Publicerat måndag 23 maj 2016 kl 15.30
H&M: The issues in the report are industry-wide problems
(1:41 min)
HM: "The report raises important issues" Photo: Fredrik Sandberg/TT
HM: "The report raises important issues" Photo: Fredrik Sandberg/TT

Workers in H&M supply chains in Cambodia and India face exploitation and abuse, according to a new report from the Asia Floor Wage Alliance, an international alliance of trade unions and labor-rights activist.

Workers in the Swedish fashion retailers’ garment factories face problems such as low wages, fixed-term contracts, forced overtime and losing their jobs if pregnant, according to the Asia Floor Wage Alliance (AFWA) report.

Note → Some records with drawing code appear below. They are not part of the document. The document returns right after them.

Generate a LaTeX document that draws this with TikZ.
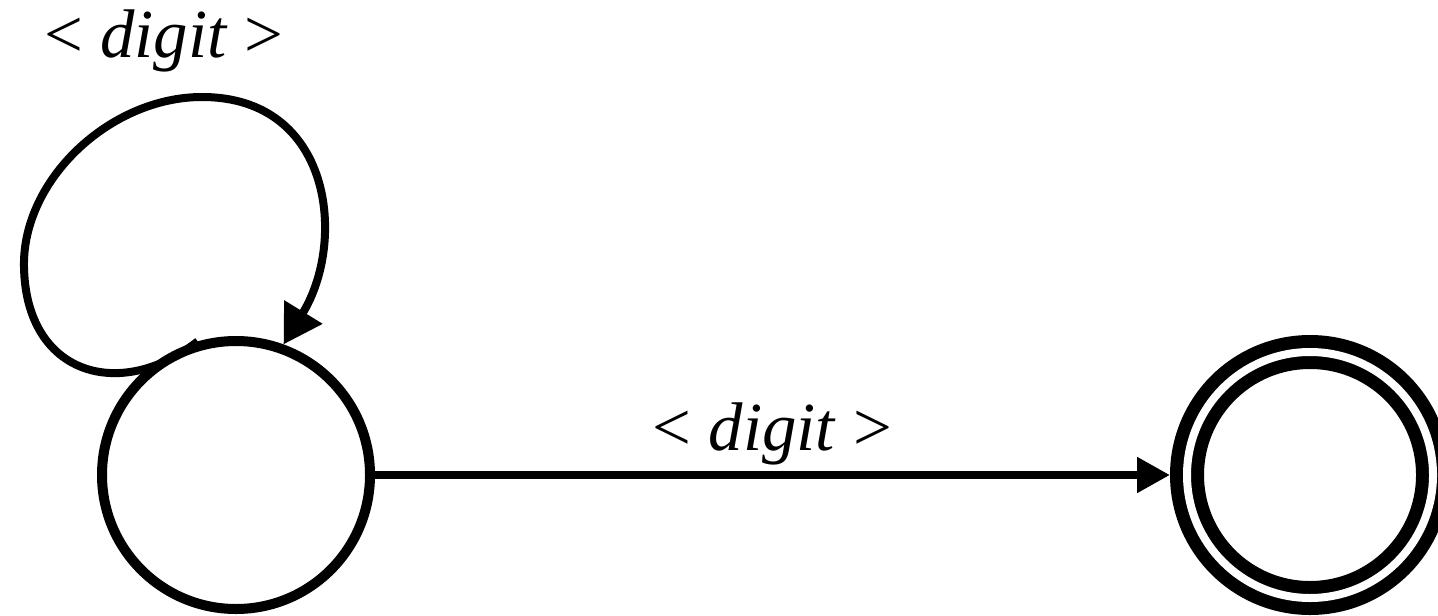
\documentclass[tikz,border=0pt]{standalone}
\usepackage{fontspec}
\setmainfont{Liberation Serif}
\usetikzlibrary{arrows.meta, positioning}

\begin{document}
\begin{tikzpicture}[
  x=0.5pt, y=-0.5pt,
  node distance=397.5pt,
  stat/.style={circle, draw=black, line width=5pt, minimum size=134pt,
               inner sep=0pt},
  acpt/.style={circle, draw=black, line width=6.5pt, double=white,
               double distance=4pt, minimum size=123pt, inner sep=0pt,
               outer sep=8.5pt},
  lbl/.style={font=\fontsize{34.4}{40}\selectfont, inner sep=0pt},
  arr/.style={-{Triangle[length=16.5pt, width=17pt]}, line width=4pt},
  looparr/.style={-{Triangle[length=19pt, width=21.5pt]}, line width=4pt}
]
\useasboundingbox (0,0) rectangle (1438,615);

\node[stat] (q0) at (236,475) {};
\node[acpt, right=of q0] (q1) {};

% self loop on the start state
\draw[looparr] (q0.106) .. controls (120,402) and (26,375) .. (24,267)
  .. controls (22,180) and (110,97) .. (202,97)
  .. controls (332,97) and (347,241) .. (q0.70);
\node[lbl, anchor=base] (lab0) at (164,58) {< \textit{digit} >};

\draw[arr] (q0) -- node[lbl, midway, above=3pt] (lab1) {< \textit{digit} >} (q1);
\end{tikzpicture}
\end{document}
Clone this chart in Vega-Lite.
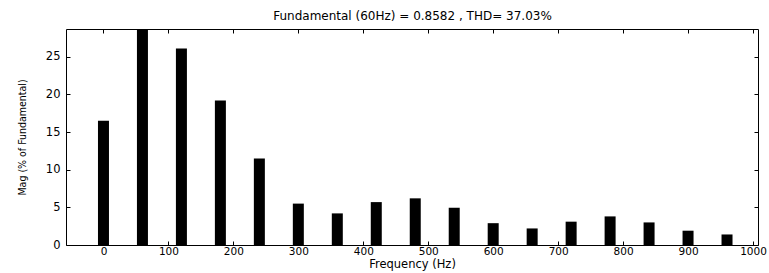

AFWA conducted interviews with 251 factory workers in Cambodia and India between August and October 2015 and found that overtime was expected in all of the factories, with some workers reporting 9 to 17-hour workdays.

Workers from 11 out of the 12 H&M factories in Cambodia and from all four factories in India told AFWA that women had been fired or forced to take unpaid leave during their pregnancies.

The fashion industry has been pressured to improve workers' rights and conditions after the collapse of a factory in Bangladesh in 2013 where over 1,000 people were killed.

H&M employs 1.6 million factory workers, according to the company’s website. In recent years, the fashion giant has set itself apart in its commitment to cleaning up its supply chain, but AFWA has accused H&M of failing on its promises.

In a statement to Radio Sweden, H&M said: "The [AFWA] report raises important issues and we are dedicated to contributing to positive long-term development for the people working in the textile industry in our sourcing markets. The issues addressed in the report are industry-wide problems. They are often difficult to address as an individual company and we firmly believe that collaboration is key".

AFWA cites the need for global mechanisms to monitor and regulate garment supply chains and production, including the recognition of a living wage as a human right and the promotion of sector-based and transnational collective bargaining.